→ **ITEMS**:
____

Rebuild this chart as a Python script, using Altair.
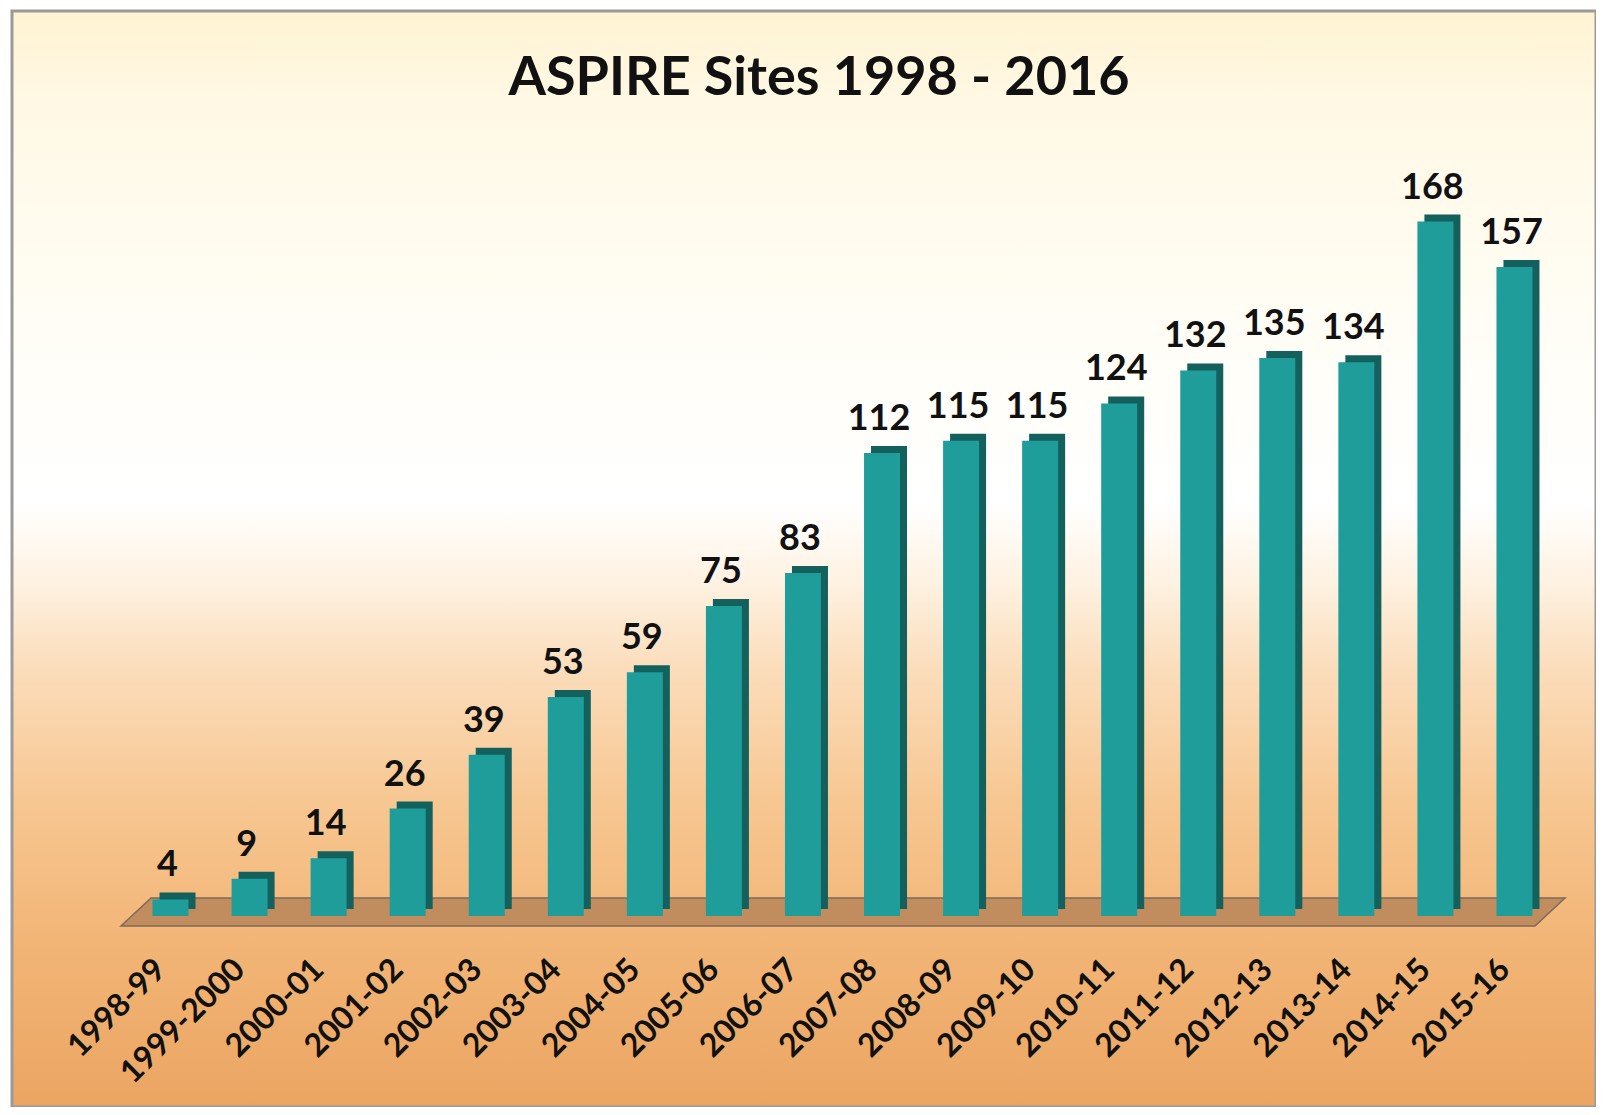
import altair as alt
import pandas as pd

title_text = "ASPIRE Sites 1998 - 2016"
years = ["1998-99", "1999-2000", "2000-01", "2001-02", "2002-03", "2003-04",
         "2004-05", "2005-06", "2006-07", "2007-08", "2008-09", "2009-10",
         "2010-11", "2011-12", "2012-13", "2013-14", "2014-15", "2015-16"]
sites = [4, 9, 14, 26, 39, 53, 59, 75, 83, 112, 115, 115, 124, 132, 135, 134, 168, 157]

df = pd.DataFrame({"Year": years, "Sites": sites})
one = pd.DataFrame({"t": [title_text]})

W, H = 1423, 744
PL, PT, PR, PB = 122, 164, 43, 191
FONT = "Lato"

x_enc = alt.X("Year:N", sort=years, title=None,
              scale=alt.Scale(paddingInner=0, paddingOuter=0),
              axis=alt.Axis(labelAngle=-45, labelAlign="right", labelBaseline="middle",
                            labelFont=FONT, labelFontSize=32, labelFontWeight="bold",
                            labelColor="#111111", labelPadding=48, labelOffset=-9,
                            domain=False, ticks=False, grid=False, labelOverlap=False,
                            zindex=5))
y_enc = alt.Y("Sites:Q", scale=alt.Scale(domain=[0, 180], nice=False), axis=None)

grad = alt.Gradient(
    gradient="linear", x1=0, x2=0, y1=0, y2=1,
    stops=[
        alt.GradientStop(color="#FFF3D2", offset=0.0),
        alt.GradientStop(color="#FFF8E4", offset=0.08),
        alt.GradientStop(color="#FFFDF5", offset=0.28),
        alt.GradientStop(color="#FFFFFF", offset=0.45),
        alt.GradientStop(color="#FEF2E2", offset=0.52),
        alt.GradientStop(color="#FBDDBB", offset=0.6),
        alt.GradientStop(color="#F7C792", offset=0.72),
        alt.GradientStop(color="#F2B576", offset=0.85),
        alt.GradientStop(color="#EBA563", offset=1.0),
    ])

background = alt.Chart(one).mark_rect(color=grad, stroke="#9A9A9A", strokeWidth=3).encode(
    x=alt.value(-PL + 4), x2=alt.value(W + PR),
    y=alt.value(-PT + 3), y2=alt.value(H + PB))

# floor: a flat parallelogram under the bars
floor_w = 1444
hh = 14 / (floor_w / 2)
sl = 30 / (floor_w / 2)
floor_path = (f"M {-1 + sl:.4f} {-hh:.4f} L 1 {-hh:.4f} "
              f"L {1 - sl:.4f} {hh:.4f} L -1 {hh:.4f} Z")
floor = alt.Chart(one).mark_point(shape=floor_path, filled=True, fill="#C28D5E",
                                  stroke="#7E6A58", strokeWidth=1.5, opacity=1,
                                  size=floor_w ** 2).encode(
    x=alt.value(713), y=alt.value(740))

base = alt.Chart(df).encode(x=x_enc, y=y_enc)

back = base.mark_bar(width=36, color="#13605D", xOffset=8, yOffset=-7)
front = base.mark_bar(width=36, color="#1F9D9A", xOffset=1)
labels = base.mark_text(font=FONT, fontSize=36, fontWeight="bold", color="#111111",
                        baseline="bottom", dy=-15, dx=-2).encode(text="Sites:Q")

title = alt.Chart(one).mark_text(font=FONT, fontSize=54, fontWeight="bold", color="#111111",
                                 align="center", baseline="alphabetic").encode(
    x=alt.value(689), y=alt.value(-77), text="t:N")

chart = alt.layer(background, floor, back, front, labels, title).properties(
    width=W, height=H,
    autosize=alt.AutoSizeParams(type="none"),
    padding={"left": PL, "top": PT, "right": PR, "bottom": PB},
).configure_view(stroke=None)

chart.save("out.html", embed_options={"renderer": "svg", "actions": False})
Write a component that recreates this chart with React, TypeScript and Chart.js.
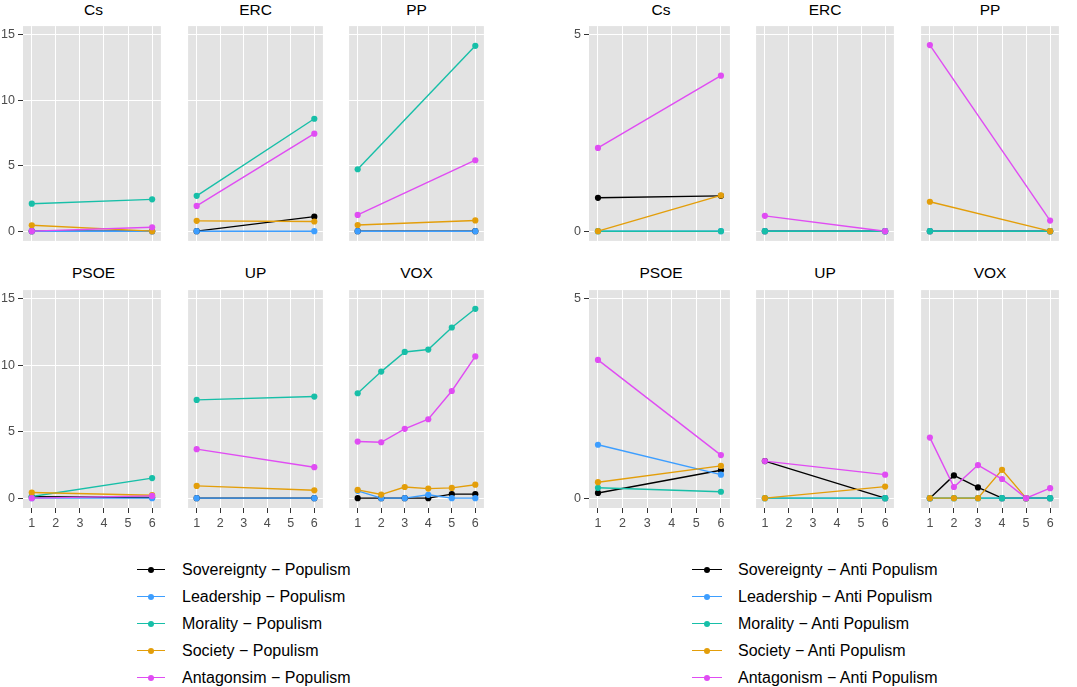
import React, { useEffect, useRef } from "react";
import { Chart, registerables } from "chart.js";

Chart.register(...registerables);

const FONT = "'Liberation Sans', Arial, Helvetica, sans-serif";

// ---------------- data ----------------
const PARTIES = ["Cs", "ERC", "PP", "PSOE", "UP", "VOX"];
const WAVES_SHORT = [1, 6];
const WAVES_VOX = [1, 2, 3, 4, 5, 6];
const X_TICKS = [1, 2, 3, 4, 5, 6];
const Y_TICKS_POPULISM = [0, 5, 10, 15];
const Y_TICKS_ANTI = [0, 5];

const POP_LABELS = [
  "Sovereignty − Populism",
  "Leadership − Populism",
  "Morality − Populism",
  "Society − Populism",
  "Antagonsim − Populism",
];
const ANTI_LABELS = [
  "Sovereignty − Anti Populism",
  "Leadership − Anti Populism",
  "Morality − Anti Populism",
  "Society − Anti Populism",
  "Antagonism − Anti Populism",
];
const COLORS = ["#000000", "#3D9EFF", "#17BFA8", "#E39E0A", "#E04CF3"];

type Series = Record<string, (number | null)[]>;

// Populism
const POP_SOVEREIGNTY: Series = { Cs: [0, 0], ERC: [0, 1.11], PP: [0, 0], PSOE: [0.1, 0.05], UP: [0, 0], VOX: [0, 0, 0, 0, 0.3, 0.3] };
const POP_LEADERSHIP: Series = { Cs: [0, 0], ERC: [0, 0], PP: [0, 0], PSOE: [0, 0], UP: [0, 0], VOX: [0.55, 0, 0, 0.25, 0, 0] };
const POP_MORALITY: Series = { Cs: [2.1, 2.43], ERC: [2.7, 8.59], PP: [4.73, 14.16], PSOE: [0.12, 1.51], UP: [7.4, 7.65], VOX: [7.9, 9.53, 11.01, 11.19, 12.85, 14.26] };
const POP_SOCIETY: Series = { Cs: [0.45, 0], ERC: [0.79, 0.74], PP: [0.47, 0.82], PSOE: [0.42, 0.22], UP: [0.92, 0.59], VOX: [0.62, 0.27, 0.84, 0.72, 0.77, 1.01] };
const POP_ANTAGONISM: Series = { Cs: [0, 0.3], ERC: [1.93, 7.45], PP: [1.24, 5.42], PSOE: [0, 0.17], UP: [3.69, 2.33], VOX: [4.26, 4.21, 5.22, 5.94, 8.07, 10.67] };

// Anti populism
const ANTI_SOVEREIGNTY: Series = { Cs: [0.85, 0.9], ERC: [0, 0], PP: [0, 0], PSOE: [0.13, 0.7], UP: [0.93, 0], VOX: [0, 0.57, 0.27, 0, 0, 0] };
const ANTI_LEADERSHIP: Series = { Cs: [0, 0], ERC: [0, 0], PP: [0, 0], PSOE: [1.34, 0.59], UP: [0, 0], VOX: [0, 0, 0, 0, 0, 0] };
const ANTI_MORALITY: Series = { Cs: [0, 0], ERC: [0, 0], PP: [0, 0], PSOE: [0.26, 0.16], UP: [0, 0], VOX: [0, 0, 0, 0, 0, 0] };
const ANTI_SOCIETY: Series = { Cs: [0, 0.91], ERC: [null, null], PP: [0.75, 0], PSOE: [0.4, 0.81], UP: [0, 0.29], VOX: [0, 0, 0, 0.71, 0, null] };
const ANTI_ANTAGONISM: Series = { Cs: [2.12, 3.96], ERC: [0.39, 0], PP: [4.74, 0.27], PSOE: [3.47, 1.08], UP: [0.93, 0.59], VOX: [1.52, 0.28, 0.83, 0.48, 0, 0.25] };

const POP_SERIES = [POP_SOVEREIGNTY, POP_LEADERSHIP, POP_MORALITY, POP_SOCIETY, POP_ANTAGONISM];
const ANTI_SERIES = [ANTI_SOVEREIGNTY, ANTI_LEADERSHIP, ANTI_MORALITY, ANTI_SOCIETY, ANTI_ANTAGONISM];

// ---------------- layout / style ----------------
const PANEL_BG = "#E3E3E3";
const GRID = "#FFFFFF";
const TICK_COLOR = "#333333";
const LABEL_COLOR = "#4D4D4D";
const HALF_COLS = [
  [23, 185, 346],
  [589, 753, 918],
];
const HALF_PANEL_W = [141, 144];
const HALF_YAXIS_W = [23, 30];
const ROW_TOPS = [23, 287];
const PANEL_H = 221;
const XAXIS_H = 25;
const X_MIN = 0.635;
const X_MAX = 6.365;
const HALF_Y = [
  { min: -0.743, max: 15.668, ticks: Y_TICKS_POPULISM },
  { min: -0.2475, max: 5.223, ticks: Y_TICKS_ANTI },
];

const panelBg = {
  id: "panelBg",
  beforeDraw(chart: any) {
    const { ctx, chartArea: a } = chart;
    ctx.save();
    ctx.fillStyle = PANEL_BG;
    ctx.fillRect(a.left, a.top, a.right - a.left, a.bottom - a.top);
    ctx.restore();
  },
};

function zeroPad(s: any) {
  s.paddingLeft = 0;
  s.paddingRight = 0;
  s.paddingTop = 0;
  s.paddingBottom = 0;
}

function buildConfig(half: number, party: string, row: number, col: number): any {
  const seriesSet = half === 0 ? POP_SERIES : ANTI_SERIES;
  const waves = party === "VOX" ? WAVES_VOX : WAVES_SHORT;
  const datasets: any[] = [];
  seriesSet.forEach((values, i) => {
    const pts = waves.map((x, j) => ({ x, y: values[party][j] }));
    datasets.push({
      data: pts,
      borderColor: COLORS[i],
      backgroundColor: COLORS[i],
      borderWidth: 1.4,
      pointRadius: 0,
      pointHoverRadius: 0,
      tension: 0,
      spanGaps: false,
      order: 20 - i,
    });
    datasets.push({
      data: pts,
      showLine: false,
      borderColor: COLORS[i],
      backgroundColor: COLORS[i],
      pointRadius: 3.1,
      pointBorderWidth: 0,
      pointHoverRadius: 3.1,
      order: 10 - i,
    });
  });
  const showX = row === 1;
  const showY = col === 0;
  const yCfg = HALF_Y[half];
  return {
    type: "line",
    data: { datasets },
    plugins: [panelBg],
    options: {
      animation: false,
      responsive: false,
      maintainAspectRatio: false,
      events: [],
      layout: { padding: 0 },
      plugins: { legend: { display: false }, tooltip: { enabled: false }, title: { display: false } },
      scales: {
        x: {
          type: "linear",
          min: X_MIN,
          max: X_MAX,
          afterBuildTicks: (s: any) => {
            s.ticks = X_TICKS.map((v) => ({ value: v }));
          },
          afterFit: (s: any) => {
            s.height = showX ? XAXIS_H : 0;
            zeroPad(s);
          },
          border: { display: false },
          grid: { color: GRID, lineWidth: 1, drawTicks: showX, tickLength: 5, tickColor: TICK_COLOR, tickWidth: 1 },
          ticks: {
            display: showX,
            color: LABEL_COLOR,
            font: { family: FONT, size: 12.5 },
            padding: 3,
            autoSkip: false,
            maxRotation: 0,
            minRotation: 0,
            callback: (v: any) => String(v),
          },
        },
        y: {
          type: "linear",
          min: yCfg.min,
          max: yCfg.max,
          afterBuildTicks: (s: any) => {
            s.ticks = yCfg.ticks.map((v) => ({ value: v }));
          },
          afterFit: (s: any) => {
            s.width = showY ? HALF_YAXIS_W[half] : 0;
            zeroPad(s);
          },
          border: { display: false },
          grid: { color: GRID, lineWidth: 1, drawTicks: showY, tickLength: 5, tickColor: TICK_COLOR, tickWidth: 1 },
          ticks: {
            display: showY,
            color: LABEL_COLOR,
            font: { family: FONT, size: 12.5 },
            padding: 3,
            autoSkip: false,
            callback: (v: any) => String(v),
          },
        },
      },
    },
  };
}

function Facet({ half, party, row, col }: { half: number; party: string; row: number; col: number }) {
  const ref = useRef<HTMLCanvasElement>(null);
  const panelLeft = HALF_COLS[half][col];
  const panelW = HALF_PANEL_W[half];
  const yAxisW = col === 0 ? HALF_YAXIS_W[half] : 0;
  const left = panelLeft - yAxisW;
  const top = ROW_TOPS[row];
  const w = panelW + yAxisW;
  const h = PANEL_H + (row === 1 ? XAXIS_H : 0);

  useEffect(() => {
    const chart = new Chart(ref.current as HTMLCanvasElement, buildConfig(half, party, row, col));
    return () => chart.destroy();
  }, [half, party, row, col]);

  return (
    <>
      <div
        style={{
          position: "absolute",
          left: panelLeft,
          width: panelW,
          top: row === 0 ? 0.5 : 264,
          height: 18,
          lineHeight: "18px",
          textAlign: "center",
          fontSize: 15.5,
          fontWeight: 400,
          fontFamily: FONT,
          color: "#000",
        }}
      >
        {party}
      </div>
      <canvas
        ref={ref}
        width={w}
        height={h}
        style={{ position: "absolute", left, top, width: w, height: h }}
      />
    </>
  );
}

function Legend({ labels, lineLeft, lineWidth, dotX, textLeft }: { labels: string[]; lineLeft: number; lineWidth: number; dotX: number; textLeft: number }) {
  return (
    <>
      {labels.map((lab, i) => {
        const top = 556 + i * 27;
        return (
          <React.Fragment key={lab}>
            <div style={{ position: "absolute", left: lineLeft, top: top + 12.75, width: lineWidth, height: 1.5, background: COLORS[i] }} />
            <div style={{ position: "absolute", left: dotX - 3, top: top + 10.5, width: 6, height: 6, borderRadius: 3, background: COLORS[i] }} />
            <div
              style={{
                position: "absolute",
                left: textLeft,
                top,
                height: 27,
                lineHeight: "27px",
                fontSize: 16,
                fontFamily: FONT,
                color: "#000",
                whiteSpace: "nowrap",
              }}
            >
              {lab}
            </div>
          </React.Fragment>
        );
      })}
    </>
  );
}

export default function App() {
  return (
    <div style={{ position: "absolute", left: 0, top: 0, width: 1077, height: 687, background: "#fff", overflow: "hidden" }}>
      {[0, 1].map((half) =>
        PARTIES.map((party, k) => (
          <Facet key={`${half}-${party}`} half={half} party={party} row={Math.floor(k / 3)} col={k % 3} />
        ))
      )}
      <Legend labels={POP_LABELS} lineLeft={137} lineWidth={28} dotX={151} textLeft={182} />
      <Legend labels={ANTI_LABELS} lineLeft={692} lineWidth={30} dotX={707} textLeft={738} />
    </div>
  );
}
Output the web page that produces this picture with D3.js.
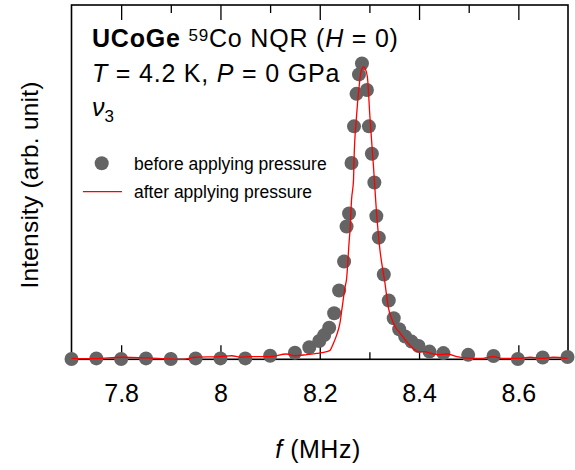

____

→ **WORK TO COMPLETE**: Give back exactly the lines from the one containing "Write a component" to the one containing "type Series = Record<string, (number", both included, and no pictures.

→ **SOLVED PROBLEM**:
Write a component that recreates this chart with React, TypeScript and Chart.js.
import React, { useEffect, useRef } from "react";
import { Chart, registerables } from "chart.js";

Chart.register(...registerables);

const FONT = "'Liberation Sans', Arial, Helvetica, sans-serif";

// ---------------- data ----------------
const PARTIES = ["Cs", "ERC", "PP", "PSOE", "UP", "VOX"];
const WAVES_SHORT = [1, 6];
const WAVES_VOX = [1, 2, 3, 4, 5, 6];
const X_TICKS = [1, 2, 3, 4, 5, 6];
const Y_TICKS_POPULISM = [0, 5, 10, 15];
const Y_TICKS_ANTI = [0, 5];

const POP_LABELS = [
  "Sovereignty − Populism",
  "Leadership − Populism",
  "Morality − Populism",
  "Society − Populism",
  "Antagonsim − Populism",
];
const ANTI_LABELS = [
  "Sovereignty − Anti Populism",
  "Leadership − Anti Populism",
  "Morality − Anti Populism",
  "Society − Anti Populism",
  "Antagonism − Anti Populism",
];
const COLORS = ["#000000", "#3D9EFF", "#17BFA8", "#E39E0A", "#E04CF3"];

type Series = Record<string, (number | null)[]>;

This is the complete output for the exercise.